The Treasurer and the Service Employees International Union are co-sponsoring Senate Bill 674 by Sen. Ben Allen (D-Santa Monica).
Allen’s legislation, dubbed the ReLIEF (Loan Improvement for Enhanced Futures) Act, seeks to stave off the student debt crisis by enabling qualified graduates to refinance loans at favorable rates from lenders.
“Student loan debt has become a crushing burden for far too many young people,” said Allen. “The ReLIEF Act will create an incentive for banks to refinance high-interest loans at more reasonable rates. It’s a smart investment for the state, and will be a win for our economy.”
SB 674 would create a $25 million first-loss protection fund to secure lenders, who save borrowers money by refinancing their existing, high-interest private loans.
Easing the financial burden is more important than ever now that President Trump’s Administration has begun rescinding some Obama-era policy on student loan collections, a move consumer advocates say will make it harder for borrowers to repay and could lead more people to default on repayment.
The program would be administered by the California Educational Facilities Authority (CEFA), which is chaired by Treasurer Chiang.
Passing SB 674 would be a big help to students from some low-wage and ethnically diverse families. They have little choice but to borrow heavily to attend college, earn degrees and get a shot at a solid-middle class life for them and their families.

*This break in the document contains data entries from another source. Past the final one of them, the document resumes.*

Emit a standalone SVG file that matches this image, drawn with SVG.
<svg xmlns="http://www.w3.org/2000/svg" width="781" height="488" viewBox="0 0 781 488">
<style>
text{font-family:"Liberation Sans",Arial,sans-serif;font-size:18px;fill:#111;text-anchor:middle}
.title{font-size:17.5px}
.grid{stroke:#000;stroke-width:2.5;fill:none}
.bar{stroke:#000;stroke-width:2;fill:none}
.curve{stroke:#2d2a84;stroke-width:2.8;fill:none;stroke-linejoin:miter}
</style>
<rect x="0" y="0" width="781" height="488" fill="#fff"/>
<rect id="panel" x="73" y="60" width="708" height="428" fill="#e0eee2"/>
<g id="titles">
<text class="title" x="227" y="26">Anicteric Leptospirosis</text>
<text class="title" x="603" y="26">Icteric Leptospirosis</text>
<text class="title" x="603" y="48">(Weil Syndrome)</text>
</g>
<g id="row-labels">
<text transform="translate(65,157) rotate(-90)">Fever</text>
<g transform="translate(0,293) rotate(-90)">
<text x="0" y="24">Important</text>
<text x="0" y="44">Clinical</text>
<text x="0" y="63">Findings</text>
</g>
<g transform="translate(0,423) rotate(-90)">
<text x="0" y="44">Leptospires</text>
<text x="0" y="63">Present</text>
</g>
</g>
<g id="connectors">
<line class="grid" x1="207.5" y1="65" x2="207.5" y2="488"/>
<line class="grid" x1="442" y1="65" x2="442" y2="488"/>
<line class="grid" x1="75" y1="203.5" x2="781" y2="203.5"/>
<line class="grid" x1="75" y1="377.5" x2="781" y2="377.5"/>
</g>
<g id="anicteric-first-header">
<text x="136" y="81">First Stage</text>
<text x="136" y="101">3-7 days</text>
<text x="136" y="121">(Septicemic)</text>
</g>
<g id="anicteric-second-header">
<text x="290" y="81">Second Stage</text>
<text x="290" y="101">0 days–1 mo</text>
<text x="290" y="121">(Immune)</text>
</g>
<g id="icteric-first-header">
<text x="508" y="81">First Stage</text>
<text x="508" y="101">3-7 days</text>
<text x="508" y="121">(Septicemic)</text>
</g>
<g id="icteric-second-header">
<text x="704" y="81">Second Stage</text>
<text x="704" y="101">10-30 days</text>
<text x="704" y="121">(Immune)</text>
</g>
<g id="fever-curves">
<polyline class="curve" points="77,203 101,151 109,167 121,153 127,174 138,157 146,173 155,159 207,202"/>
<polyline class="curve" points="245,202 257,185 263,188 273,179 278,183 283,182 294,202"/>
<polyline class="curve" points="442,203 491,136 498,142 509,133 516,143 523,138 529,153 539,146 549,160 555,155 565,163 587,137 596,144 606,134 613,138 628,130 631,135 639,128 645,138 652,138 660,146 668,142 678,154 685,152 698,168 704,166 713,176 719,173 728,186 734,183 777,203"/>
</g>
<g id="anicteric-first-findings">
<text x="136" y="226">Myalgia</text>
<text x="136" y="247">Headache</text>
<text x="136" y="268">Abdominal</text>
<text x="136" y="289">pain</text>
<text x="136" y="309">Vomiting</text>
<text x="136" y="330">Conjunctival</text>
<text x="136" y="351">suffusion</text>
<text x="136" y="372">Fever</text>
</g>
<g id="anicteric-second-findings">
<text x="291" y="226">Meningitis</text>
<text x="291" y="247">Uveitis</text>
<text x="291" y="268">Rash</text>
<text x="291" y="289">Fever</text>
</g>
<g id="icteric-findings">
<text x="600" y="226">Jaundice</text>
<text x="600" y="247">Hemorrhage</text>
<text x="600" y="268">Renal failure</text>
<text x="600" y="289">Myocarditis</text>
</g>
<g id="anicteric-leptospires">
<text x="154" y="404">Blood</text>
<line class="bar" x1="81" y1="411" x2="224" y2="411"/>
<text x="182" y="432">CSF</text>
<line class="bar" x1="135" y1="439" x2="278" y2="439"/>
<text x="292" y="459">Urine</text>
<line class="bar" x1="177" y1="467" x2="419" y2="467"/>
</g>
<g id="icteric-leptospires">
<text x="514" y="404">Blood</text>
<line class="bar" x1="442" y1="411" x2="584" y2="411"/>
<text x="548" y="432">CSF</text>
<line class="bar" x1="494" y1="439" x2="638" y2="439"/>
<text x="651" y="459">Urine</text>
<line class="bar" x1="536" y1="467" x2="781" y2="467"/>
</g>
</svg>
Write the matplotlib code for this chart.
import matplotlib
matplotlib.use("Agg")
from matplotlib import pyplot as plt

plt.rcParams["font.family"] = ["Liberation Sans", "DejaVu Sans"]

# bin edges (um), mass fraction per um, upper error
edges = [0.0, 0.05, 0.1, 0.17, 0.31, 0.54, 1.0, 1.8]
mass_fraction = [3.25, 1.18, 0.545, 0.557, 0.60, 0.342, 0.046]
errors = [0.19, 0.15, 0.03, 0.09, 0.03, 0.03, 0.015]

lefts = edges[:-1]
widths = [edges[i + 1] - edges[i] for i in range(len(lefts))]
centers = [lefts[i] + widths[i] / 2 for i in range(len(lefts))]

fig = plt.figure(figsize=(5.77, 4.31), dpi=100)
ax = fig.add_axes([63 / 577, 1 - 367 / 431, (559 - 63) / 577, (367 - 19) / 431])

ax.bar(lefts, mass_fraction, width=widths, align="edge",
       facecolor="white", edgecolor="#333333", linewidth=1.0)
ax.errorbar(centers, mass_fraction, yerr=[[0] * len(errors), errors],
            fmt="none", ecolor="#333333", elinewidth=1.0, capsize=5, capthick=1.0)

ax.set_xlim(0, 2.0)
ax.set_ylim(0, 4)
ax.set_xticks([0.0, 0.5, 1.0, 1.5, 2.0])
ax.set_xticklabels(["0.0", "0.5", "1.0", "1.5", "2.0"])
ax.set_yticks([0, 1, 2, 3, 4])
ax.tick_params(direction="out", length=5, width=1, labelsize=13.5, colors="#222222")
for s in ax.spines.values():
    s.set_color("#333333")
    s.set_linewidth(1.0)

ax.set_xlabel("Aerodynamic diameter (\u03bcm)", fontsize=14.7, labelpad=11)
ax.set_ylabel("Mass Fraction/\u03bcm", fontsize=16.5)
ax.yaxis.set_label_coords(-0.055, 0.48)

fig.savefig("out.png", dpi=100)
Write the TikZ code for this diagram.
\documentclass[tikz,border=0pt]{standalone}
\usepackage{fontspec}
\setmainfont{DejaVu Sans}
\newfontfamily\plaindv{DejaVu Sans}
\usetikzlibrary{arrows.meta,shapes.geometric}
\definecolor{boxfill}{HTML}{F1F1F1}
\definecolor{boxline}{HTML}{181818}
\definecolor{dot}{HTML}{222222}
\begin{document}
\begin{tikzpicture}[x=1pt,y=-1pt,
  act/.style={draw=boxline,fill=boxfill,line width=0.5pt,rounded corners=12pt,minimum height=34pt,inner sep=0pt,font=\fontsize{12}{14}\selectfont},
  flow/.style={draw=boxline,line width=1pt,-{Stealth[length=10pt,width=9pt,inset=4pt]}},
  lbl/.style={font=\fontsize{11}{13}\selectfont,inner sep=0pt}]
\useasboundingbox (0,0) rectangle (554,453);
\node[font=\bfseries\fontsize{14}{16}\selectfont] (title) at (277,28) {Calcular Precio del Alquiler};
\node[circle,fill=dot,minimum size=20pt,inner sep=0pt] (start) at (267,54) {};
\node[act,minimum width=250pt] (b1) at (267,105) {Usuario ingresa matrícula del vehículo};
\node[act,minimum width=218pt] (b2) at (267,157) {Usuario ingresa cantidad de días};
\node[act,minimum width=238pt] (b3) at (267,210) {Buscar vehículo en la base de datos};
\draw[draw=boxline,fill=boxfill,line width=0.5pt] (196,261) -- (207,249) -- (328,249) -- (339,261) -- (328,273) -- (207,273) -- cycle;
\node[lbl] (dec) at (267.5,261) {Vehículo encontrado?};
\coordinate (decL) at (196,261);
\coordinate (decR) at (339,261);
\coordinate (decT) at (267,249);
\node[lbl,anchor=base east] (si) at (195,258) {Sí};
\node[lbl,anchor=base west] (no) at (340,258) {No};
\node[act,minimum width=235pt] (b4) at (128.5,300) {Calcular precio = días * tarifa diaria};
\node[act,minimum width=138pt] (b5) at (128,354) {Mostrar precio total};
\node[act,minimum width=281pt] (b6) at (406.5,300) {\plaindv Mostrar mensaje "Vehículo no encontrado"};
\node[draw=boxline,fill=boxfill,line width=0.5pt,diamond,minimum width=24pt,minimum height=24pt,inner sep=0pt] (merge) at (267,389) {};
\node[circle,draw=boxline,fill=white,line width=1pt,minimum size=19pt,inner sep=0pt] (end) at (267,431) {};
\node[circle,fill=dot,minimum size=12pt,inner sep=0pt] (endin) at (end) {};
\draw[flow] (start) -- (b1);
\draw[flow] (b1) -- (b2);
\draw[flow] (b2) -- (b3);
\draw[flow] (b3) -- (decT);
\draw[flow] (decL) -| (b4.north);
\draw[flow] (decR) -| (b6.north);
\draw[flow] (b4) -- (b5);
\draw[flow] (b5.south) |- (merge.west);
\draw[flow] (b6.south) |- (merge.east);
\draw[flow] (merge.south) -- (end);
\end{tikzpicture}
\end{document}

"While I love working in a helping profession in which I am able to be of service and protect abused and neglected children, the burden of repaying the private loans I had to take out to afford my MSW education has me stuck living paycheck to paycheck. Obtaining the education we need should not require us to be trapped in long-term economic hardship,” said Tara Chandler, a social worker and member of SEIU Local 721 from Los Angeles.
“I welcome the opportunity to refinance my private student loans at lower rates so hopefully one day I can begin saving for a home and ultimately be able to reinvest in the California economy. I’m proud that my union, SEIU, is working to expand college opportunities to everyone who works hard in California.”
Voting SB 674 into law would send a strong message that California wants to invest in its young people and its future, said Chiang.